Plotting code records>
** start **

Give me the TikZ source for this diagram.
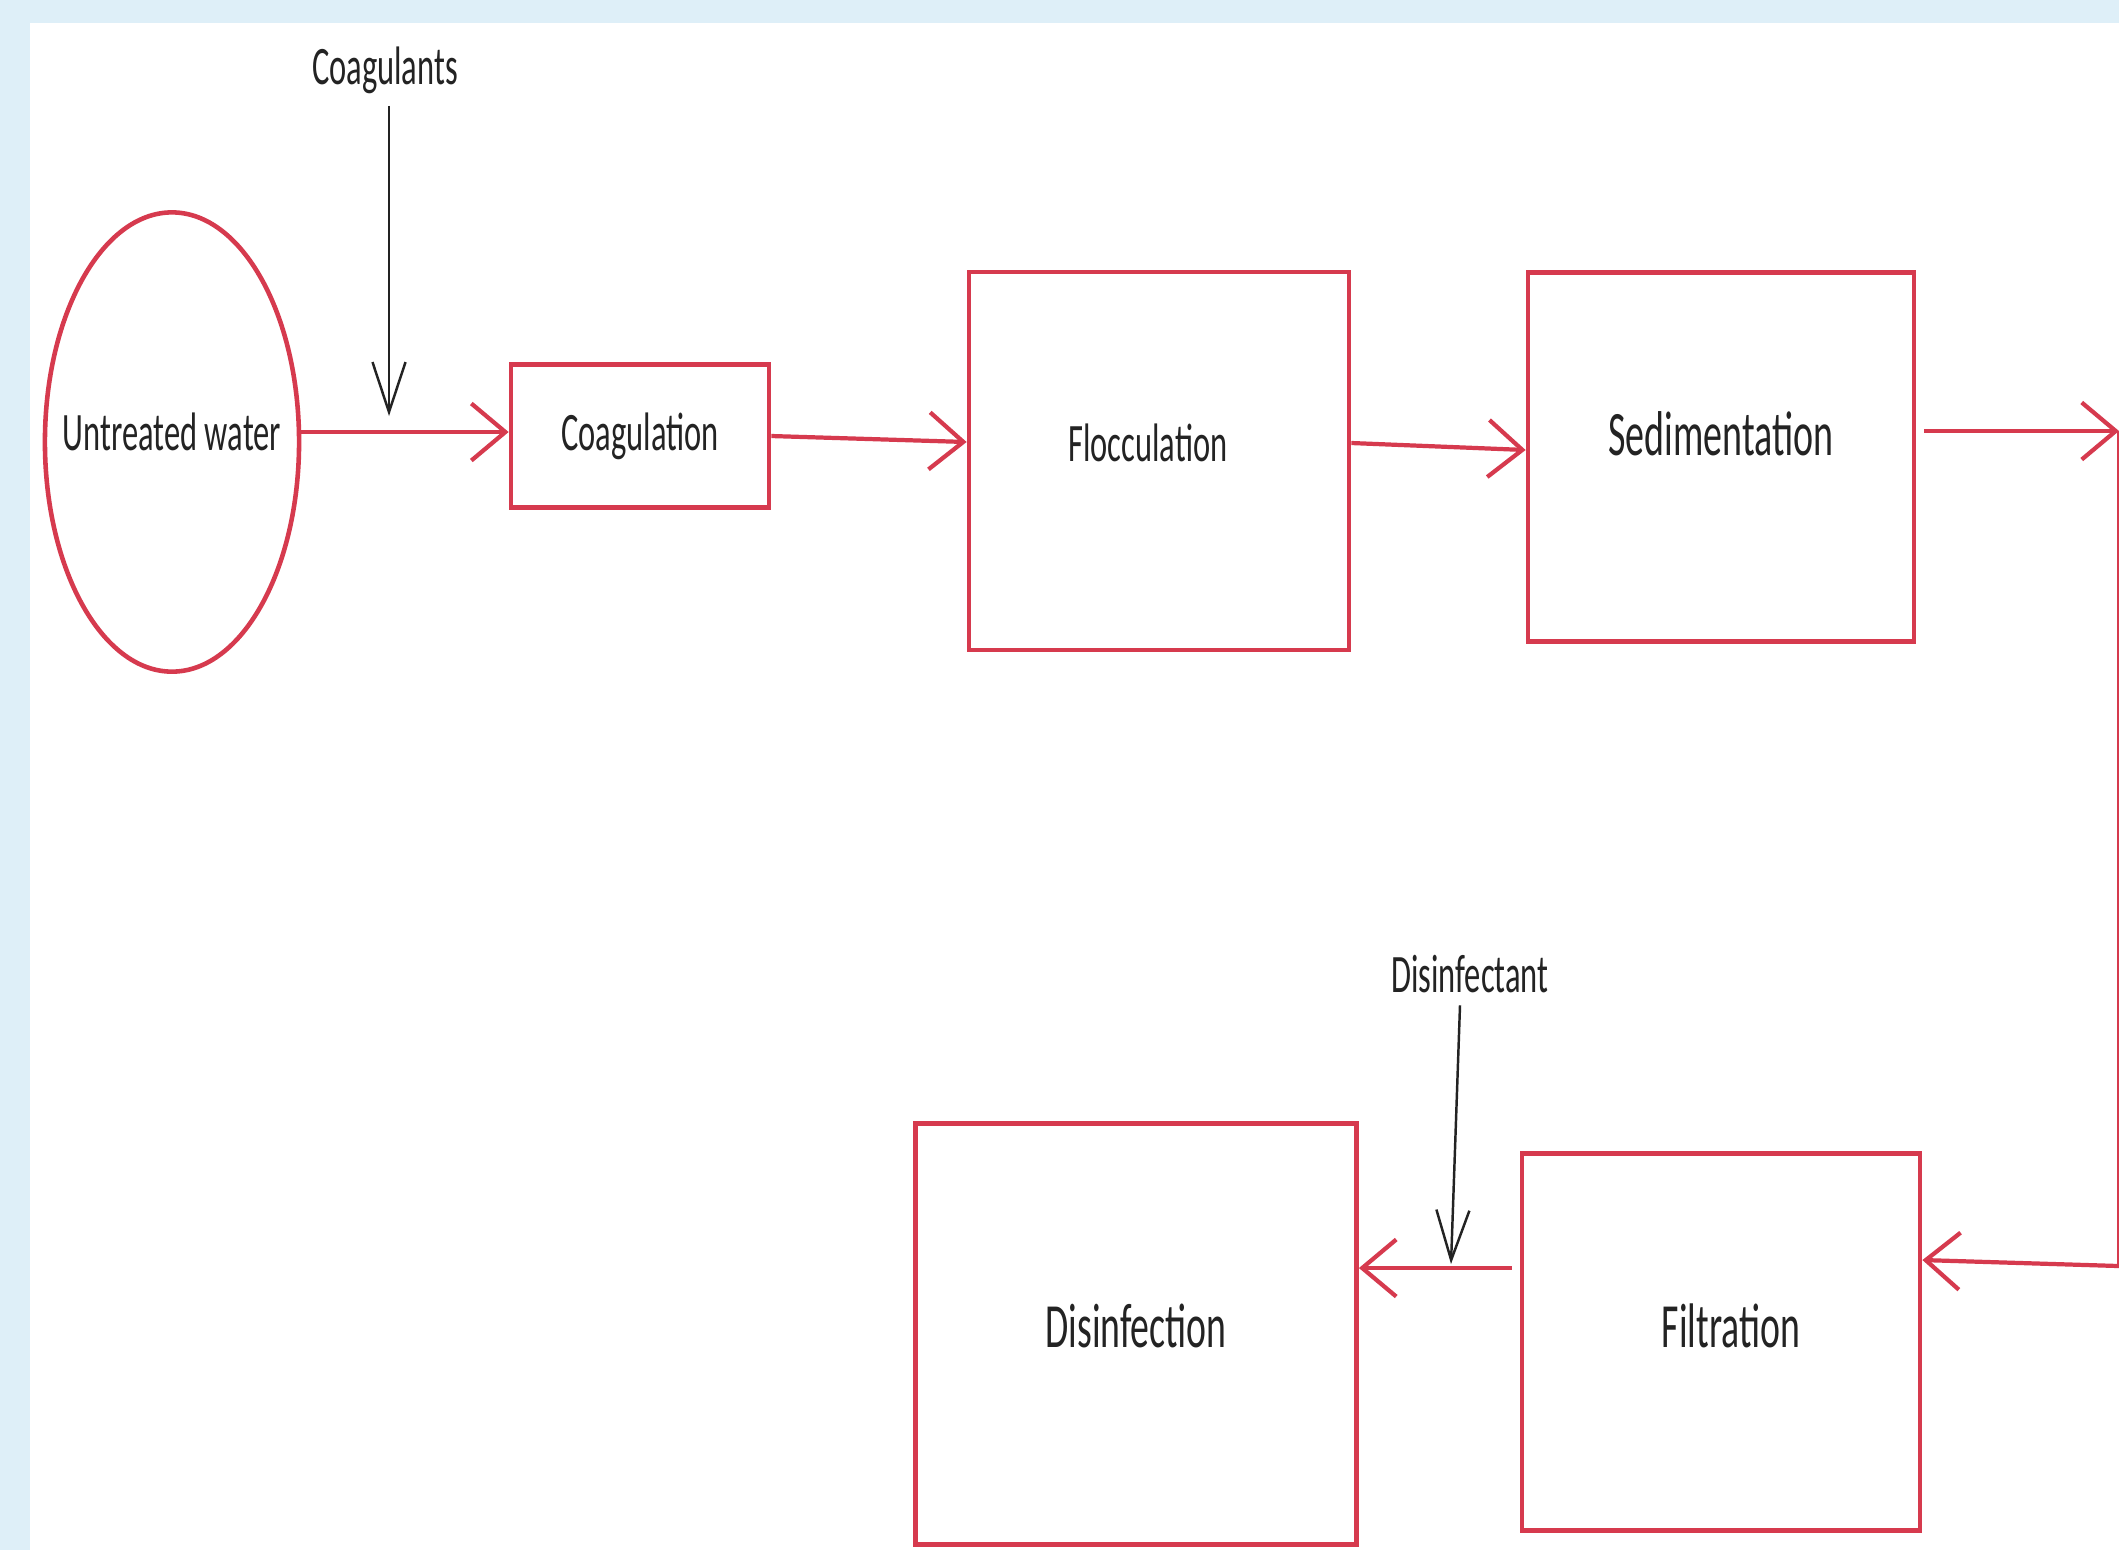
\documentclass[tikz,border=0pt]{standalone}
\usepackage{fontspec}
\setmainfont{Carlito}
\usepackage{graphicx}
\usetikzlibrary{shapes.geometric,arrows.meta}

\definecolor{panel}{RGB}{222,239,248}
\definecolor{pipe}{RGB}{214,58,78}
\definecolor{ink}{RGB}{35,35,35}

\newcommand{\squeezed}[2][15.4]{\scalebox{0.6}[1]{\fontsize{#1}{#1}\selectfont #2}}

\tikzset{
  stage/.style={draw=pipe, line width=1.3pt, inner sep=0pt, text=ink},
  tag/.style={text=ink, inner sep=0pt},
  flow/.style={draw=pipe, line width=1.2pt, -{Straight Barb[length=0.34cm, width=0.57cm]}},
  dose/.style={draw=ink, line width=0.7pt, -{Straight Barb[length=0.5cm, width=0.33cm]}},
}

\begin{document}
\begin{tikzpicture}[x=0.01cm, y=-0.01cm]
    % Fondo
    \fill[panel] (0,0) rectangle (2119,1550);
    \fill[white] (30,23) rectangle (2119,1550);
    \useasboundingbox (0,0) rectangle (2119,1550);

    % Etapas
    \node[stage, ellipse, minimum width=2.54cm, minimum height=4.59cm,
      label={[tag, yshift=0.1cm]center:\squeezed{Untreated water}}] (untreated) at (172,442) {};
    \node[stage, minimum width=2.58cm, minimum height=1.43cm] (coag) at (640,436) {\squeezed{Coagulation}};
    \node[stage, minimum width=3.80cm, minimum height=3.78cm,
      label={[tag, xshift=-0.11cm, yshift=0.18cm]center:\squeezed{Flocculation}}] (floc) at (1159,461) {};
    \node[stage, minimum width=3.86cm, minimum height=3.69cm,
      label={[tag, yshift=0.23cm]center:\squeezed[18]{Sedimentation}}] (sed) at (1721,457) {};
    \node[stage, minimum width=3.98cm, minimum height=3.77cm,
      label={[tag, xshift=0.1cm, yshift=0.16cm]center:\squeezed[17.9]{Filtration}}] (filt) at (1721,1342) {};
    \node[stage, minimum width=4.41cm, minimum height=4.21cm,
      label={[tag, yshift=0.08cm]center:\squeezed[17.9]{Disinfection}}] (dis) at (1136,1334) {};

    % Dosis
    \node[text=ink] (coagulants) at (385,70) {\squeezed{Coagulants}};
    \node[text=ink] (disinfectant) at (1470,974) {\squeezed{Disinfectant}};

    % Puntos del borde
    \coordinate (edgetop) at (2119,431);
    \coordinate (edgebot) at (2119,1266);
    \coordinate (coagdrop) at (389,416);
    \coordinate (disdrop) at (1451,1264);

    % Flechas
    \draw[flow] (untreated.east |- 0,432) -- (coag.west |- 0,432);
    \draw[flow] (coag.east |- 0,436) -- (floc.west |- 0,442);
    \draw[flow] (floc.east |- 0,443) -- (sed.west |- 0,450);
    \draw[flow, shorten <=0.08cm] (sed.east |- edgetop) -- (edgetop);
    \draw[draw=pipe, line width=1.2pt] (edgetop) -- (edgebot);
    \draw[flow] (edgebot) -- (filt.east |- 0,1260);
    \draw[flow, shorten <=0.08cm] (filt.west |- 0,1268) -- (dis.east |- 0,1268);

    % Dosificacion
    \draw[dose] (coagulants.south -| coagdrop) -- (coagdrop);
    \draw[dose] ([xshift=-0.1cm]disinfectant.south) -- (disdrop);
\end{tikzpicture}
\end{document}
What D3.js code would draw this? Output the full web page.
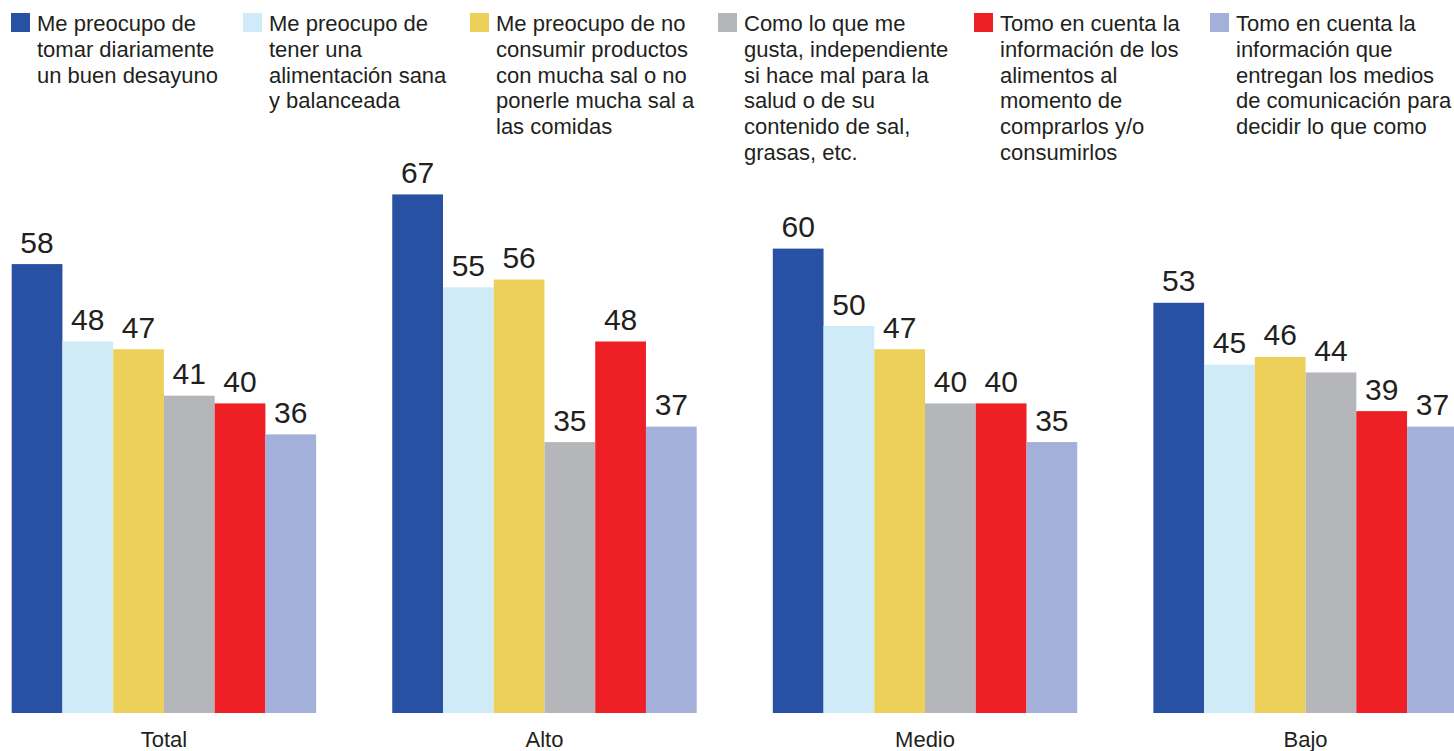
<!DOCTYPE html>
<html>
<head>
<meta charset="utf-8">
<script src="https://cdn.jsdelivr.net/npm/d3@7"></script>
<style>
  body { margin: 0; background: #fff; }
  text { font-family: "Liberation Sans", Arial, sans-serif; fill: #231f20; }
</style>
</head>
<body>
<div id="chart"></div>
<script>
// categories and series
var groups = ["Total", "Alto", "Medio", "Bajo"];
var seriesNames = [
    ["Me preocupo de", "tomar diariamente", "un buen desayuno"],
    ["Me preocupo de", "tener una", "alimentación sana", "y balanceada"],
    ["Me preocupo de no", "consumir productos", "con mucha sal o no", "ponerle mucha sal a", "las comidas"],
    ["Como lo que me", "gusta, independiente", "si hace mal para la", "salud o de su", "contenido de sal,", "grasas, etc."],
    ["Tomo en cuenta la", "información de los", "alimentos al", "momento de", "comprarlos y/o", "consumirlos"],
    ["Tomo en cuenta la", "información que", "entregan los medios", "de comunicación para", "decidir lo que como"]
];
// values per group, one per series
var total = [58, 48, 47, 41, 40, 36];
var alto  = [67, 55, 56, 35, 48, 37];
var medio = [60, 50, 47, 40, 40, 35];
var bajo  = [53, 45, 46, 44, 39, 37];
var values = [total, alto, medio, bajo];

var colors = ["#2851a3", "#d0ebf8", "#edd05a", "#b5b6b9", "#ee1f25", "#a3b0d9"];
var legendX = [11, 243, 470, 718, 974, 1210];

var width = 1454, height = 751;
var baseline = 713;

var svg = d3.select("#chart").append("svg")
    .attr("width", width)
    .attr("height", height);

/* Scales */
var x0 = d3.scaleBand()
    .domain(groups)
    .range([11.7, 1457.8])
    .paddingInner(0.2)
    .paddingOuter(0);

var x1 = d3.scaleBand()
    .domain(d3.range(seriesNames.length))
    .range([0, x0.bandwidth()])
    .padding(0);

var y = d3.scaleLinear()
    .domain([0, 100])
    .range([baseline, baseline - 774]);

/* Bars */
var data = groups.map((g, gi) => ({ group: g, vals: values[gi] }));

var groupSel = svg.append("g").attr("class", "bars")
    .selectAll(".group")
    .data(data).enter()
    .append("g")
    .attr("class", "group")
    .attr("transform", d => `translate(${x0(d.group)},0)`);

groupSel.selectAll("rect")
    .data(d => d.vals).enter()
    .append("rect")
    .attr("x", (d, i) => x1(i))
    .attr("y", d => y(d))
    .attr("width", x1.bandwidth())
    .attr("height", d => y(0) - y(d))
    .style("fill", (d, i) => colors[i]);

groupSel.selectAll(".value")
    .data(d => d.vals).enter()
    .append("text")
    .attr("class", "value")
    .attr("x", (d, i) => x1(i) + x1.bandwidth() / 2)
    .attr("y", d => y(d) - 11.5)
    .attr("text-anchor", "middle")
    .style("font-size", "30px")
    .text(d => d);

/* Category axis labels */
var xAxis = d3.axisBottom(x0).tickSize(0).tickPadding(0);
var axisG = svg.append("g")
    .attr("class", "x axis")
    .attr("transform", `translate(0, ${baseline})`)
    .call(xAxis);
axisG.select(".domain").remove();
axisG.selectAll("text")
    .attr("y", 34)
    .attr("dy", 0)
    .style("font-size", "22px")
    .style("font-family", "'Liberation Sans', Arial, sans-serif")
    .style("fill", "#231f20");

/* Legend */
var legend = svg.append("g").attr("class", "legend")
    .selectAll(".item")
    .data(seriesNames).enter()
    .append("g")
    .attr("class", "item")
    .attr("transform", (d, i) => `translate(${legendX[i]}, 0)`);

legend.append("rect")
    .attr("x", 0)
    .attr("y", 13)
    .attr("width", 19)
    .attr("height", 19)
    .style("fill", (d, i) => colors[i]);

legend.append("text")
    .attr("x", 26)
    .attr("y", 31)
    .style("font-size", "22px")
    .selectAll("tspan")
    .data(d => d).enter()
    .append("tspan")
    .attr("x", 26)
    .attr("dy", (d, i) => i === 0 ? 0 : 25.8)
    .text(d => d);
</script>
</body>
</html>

** end **

Exercise> Output the lines above in full and exactly as given, omitting any pictures.

Answer to the exercise>
Give me the TikZ source for this diagram.
\documentclass[tikz,border=0pt]{standalone}
\usepackage{fontspec}
\setmainfont{Carlito}
\usepackage{graphicx}
\usetikzlibrary{shapes.geometric,arrows.meta}

\definecolor{panel}{RGB}{222,239,248}
\definecolor{pipe}{RGB}{214,58,78}
\definecolor{ink}{RGB}{35,35,35}

\newcommand{\squeezed}[2][15.4]{\scalebox{0.6}[1]{\fontsize{#1}{#1}\selectfont #2}}

\tikzset{
  stage/.style={draw=pipe, line width=1.3pt, inner sep=0pt, text=ink},
  tag/.style={text=ink, inner sep=0pt},
  flow/.style={draw=pipe, line width=1.2pt, -{Straight Barb[length=0.34cm, width=0.57cm]}},
  dose/.style={draw=ink, line width=0.7pt, -{Straight Barb[length=0.5cm, width=0.33cm]}},
}

\begin{document}
\begin{tikzpicture}[x=0.01cm, y=-0.01cm]
    % Fondo
    \fill[panel] (0,0) rectangle (2119,1550);
    \fill[white] (30,23) rectangle (2119,1550);
    \useasboundingbox (0,0) rectangle (2119,1550);

    % Etapas
    \node[stage, ellipse, minimum width=2.54cm, minimum height=4.59cm,
      label={[tag, yshift=0.1cm]center:\squeezed{Untreated water}}] (untreated) at (172,442) {};
    \node[stage, minimum width=2.58cm, minimum height=1.43cm] (coag) at (640,436) {\squeezed{Coagulation}};
    \node[stage, minimum width=3.80cm, minimum height=3.78cm,
      label={[tag, xshift=-0.11cm, yshift=0.18cm]center:\squeezed{Flocculation}}] (floc) at (1159,461) {};
    \node[stage, minimum width=3.86cm, minimum height=3.69cm,
      label={[tag, yshift=0.23cm]center:\squeezed[18]{Sedimentation}}] (sed) at (1721,457) {};
    \node[stage, minimum width=3.98cm, minimum height=3.77cm,
      label={[tag, xshift=0.1cm, yshift=0.16cm]center:\squeezed[17.9]{Filtration}}] (filt) at (1721,1342) {};
    \node[stage, minimum width=4.41cm, minimum height=4.21cm,
      label={[tag, yshift=0.08cm]center:\squeezed[17.9]{Disinfection}}] (dis) at (1136,1334) {};

    % Dosis
    \node[text=ink] (coagulants) at (385,70) {\squeezed{Coagulants}};
    \node[text=ink] (disinfectant) at (1470,974) {\squeezed{Disinfectant}};

    % Puntos del borde
    \coordinate (edgetop) at (2119,431);
    \coordinate (edgebot) at (2119,1266);
    \coordinate (coagdrop) at (389,416);
    \coordinate (disdrop) at (1451,1264);

    % Flechas
    \draw[flow] (untreated.east |- 0,432) -- (coag.west |- 0,432);
    \draw[flow] (coag.east |- 0,436) -- (floc.west |- 0,442);
    \draw[flow] (floc.east |- 0,443) -- (sed.west |- 0,450);
    \draw[flow, shorten <=0.08cm] (sed.east |- edgetop) -- (edgetop);
    \draw[draw=pipe, line width=1.2pt] (edgetop) -- (edgebot);
    \draw[flow] (edgebot) -- (filt.east |- 0,1260);
    \draw[flow, shorten <=0.08cm] (filt.west |- 0,1268) -- (dis.east |- 0,1268);

    % Dosificacion
    \draw[dose] (coagulants.south -| coagdrop) -- (coagdrop);
    \draw[dose] ([xshift=-0.1cm]disinfectant.south) -- (disdrop);
\end{tikzpicture}
\end{document}
What D3.js code would draw this? Output the full web page.
<!DOCTYPE html>
<html>
<head>
<meta charset="utf-8">
<script src="https://cdn.jsdelivr.net/npm/d3@7"></script>
<style>
  body { margin: 0; background: #fff; }
  text { font-family: "Liberation Sans", Arial, sans-serif; fill: #231f20; }
</style>
</head>
<body>
<div id="chart"></div>
<script>
// categories and series
var groups = ["Total", "Alto", "Medio", "Bajo"];
var seriesNames = [
    ["Me preocupo de", "tomar diariamente", "un buen desayuno"],
    ["Me preocupo de", "tener una", "alimentación sana", "y balanceada"],
    ["Me preocupo de no", "consumir productos", "con mucha sal o no", "ponerle mucha sal a", "las comidas"],
    ["Como lo que me", "gusta, independiente", "si hace mal para la", "salud o de su", "contenido de sal,", "grasas, etc."],
    ["Tomo en cuenta la", "información de los", "alimentos al", "momento de", "comprarlos y/o", "consumirlos"],
    ["Tomo en cuenta la", "información que", "entregan los medios", "de comunicación para", "decidir lo que como"]
];
// values per group, one per series
var total = [58, 48, 47, 41, 40, 36];
var alto  = [67, 55, 56, 35, 48, 37];
var medio = [60, 50, 47, 40, 40, 35];
var bajo  = [53, 45, 46, 44, 39, 37];
var values = [total, alto, medio, bajo];

var colors = ["#2851a3", "#d0ebf8", "#edd05a", "#b5b6b9", "#ee1f25", "#a3b0d9"];
var legendX = [11, 243, 470, 718, 974, 1210];

var width = 1454, height = 751;
var baseline = 713;

var svg = d3.select("#chart").append("svg")
    .attr("width", width)
    .attr("height", height);

/* Scales */
var x0 = d3.scaleBand()
    .domain(groups)
    .range([11.7, 1457.8])
    .paddingInner(0.2)
    .paddingOuter(0);

var x1 = d3.scaleBand()
    .domain(d3.range(seriesNames.length))
    .range([0, x0.bandwidth()])
    .padding(0);

var y = d3.scaleLinear()
    .domain([0, 100])
    .range([baseline, baseline - 774]);

/* Bars */
var data = groups.map((g, gi) => ({ group: g, vals: values[gi] }));

var groupSel = svg.append("g").attr("class", "bars")
    .selectAll(".group")
    .data(data).enter()
    .append("g")
    .attr("class", "group")
    .attr("transform", d => `translate(${x0(d.group)},0)`);

groupSel.selectAll("rect")
    .data(d => d.vals).enter()
    .append("rect")
    .attr("x", (d, i) => x1(i))
    .attr("y", d => y(d))
    .attr("width", x1.bandwidth())
    .attr("height", d => y(0) - y(d))
    .style("fill", (d, i) => colors[i]);

groupSel.selectAll(".value")
    .data(d => d.vals).enter()
    .append("text")
    .attr("class", "value")
    .attr("x", (d, i) => x1(i) + x1.bandwidth() / 2)
    .attr("y", d => y(d) - 11.5)
    .attr("text-anchor", "middle")
    .style("font-size", "30px")
    .text(d => d);

/* Category axis labels */
var xAxis = d3.axisBottom(x0).tickSize(0).tickPadding(0);
var axisG = svg.append("g")
    .attr("class", "x axis")
    .attr("transform", `translate(0, ${baseline})`)
    .call(xAxis);
axisG.select(".domain").remove();
axisG.selectAll("text")
    .attr("y", 34)
    .attr("dy", 0)
    .style("font-size", "22px")
    .style("font-family", "'Liberation Sans', Arial, sans-serif")
    .style("fill", "#231f20");

/* Legend */
var legend = svg.append("g").attr("class", "legend")
    .selectAll(".item")
    .data(seriesNames).enter()
    .append("g")
    .attr("class", "item")
    .attr("transform", (d, i) => `translate(${legendX[i]}, 0)`);

legend.append("rect")
    .attr("x", 0)
    .attr("y", 13)
    .attr("width", 19)
    .attr("height", 19)
    .style("fill", (d, i) => colors[i]);

legend.append("text")
    .attr("x", 26)
    .attr("y", 31)
    .style("font-size", "22px")
    .selectAll("tspan")
    .data(d => d).enter()
    .append("tspan")
    .attr("x", 26)
    .attr("dy", (d, i) => i === 0 ? 0 : 25.8)
    .text(d => d);
</script>
</body>
</html>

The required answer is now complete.